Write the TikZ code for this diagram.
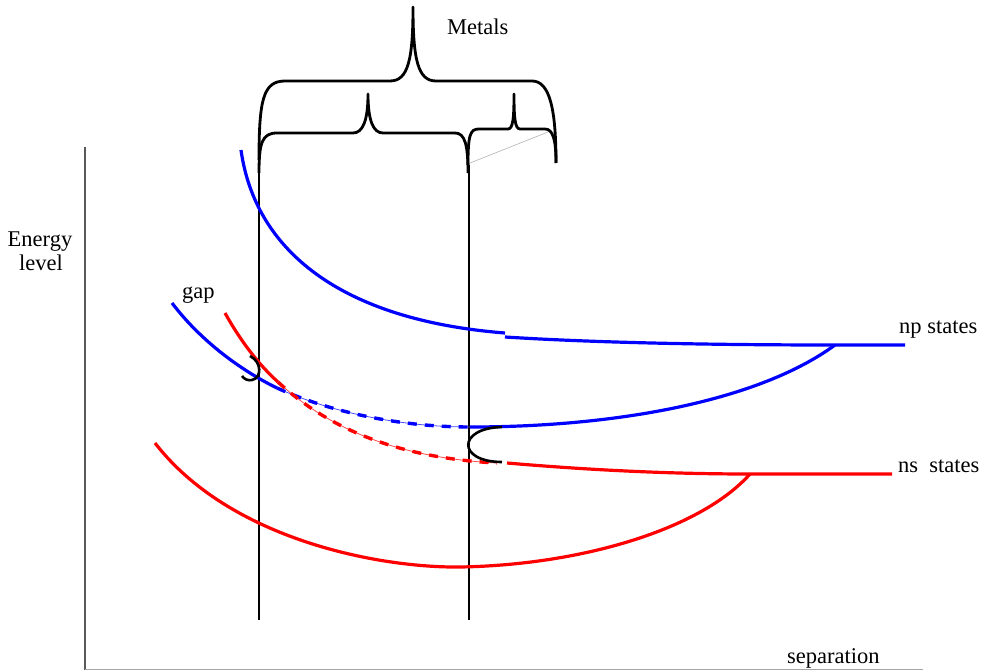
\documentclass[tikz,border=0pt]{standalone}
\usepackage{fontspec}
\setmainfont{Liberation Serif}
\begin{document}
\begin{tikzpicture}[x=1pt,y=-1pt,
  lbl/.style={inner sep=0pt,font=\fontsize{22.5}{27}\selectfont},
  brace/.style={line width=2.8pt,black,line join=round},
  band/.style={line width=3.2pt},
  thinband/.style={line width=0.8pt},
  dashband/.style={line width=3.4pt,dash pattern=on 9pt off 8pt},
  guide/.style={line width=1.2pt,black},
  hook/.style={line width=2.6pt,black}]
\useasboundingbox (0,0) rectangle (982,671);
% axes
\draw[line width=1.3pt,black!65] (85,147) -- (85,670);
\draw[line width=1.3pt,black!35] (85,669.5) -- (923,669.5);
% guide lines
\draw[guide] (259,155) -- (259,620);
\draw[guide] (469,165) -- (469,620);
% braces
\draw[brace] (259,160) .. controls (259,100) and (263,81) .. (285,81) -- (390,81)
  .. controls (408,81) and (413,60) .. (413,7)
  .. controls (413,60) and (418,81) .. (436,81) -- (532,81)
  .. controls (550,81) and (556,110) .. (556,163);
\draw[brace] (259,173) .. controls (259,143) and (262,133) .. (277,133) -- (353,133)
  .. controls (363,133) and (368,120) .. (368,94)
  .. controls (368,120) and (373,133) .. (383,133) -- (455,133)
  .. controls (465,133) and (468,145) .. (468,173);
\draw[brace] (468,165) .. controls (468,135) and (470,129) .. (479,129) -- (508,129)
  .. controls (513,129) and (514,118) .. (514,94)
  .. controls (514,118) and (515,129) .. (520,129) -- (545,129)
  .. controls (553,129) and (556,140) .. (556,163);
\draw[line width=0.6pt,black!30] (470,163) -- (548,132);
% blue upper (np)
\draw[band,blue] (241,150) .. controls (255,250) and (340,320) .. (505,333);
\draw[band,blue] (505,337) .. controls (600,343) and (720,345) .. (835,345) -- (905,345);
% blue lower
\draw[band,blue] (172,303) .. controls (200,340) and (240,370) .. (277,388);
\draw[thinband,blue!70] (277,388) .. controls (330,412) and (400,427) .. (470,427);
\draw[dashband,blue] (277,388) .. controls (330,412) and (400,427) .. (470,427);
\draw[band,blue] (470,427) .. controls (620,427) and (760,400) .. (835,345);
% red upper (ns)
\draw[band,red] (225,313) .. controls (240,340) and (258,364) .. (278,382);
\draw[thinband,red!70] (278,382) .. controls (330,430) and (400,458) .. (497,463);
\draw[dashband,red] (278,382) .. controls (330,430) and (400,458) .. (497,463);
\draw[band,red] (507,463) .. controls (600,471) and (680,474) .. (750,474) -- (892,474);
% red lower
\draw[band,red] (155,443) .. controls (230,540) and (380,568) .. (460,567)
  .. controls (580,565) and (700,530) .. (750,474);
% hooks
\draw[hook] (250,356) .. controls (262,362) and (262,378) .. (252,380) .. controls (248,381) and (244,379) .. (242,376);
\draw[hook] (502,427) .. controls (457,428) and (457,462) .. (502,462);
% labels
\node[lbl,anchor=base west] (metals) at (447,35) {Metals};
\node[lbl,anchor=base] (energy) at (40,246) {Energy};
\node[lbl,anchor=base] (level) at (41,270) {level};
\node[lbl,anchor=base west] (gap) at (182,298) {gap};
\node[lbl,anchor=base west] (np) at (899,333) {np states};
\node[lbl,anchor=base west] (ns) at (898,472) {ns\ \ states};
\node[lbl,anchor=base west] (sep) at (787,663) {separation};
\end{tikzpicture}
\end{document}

Exercise directions –
Omit each picture, then return all of the listing exactly as it stands.

Written solution –
Write the TikZ code for this diagram.
\documentclass[tikz,border=0pt]{standalone}
\usepackage{fontspec}
\setmainfont{Liberation Serif}
\begin{document}
\begin{tikzpicture}[x=1pt,y=-1pt,
  lbl/.style={inner sep=0pt,font=\fontsize{22.5}{27}\selectfont},
  brace/.style={line width=2.8pt,black,line join=round},
  band/.style={line width=3.2pt},
  thinband/.style={line width=0.8pt},
  dashband/.style={line width=3.4pt,dash pattern=on 9pt off 8pt},
  guide/.style={line width=1.2pt,black},
  hook/.style={line width=2.6pt,black}]
\useasboundingbox (0,0) rectangle (982,671);
% axes
\draw[line width=1.3pt,black!65] (85,147) -- (85,670);
\draw[line width=1.3pt,black!35] (85,669.5) -- (923,669.5);
% guide lines
\draw[guide] (259,155) -- (259,620);
\draw[guide] (469,165) -- (469,620);
% braces
\draw[brace] (259,160) .. controls (259,100) and (263,81) .. (285,81) -- (390,81)
  .. controls (408,81) and (413,60) .. (413,7)
  .. controls (413,60) and (418,81) .. (436,81) -- (532,81)
  .. controls (550,81) and (556,110) .. (556,163);
\draw[brace] (259,173) .. controls (259,143) and (262,133) .. (277,133) -- (353,133)
  .. controls (363,133) and (368,120) .. (368,94)
  .. controls (368,120) and (373,133) .. (383,133) -- (455,133)
  .. controls (465,133) and (468,145) .. (468,173);
\draw[brace] (468,165) .. controls (468,135) and (470,129) .. (479,129) -- (508,129)
  .. controls (513,129) and (514,118) .. (514,94)
  .. controls (514,118) and (515,129) .. (520,129) -- (545,129)
  .. controls (553,129) and (556,140) .. (556,163);
\draw[line width=0.6pt,black!30] (470,163) -- (548,132);
% blue upper (np)
\draw[band,blue] (241,150) .. controls (255,250) and (340,320) .. (505,333);
\draw[band,blue] (505,337) .. controls (600,343) and (720,345) .. (835,345) -- (905,345);
% blue lower
\draw[band,blue] (172,303) .. controls (200,340) and (240,370) .. (277,388);
\draw[thinband,blue!70] (277,388) .. controls (330,412) and (400,427) .. (470,427);
\draw[dashband,blue] (277,388) .. controls (330,412) and (400,427) .. (470,427);
\draw[band,blue] (470,427) .. controls (620,427) and (760,400) .. (835,345);
% red upper (ns)
\draw[band,red] (225,313) .. controls (240,340) and (258,364) .. (278,382);
\draw[thinband,red!70] (278,382) .. controls (330,430) and (400,458) .. (497,463);
\draw[dashband,red] (278,382) .. controls (330,430) and (400,458) .. (497,463);
\draw[band,red] (507,463) .. controls (600,471) and (680,474) .. (750,474) -- (892,474);
% red lower
\draw[band,red] (155,443) .. controls (230,540) and (380,568) .. (460,567)
  .. controls (580,565) and (700,530) .. (750,474);
% hooks
\draw[hook] (250,356) .. controls (262,362) and (262,378) .. (252,380) .. controls (248,381) and (244,379) .. (242,376);
\draw[hook] (502,427) .. controls (457,428) and (457,462) .. (502,462);
% labels
\node[lbl,anchor=base west] (metals) at (447,35) {Metals};
\node[lbl,anchor=base] (energy) at (40,246) {Energy};
\node[lbl,anchor=base] (level) at (41,270) {level};
\node[lbl,anchor=base west] (gap) at (182,298) {gap};
\node[lbl,anchor=base west] (np) at (899,333) {np states};
\node[lbl,anchor=base west] (ns) at (898,472) {ns\ \ states};
\node[lbl,anchor=base west] (sep) at (787,663) {separation};
\end{tikzpicture}
\end{document}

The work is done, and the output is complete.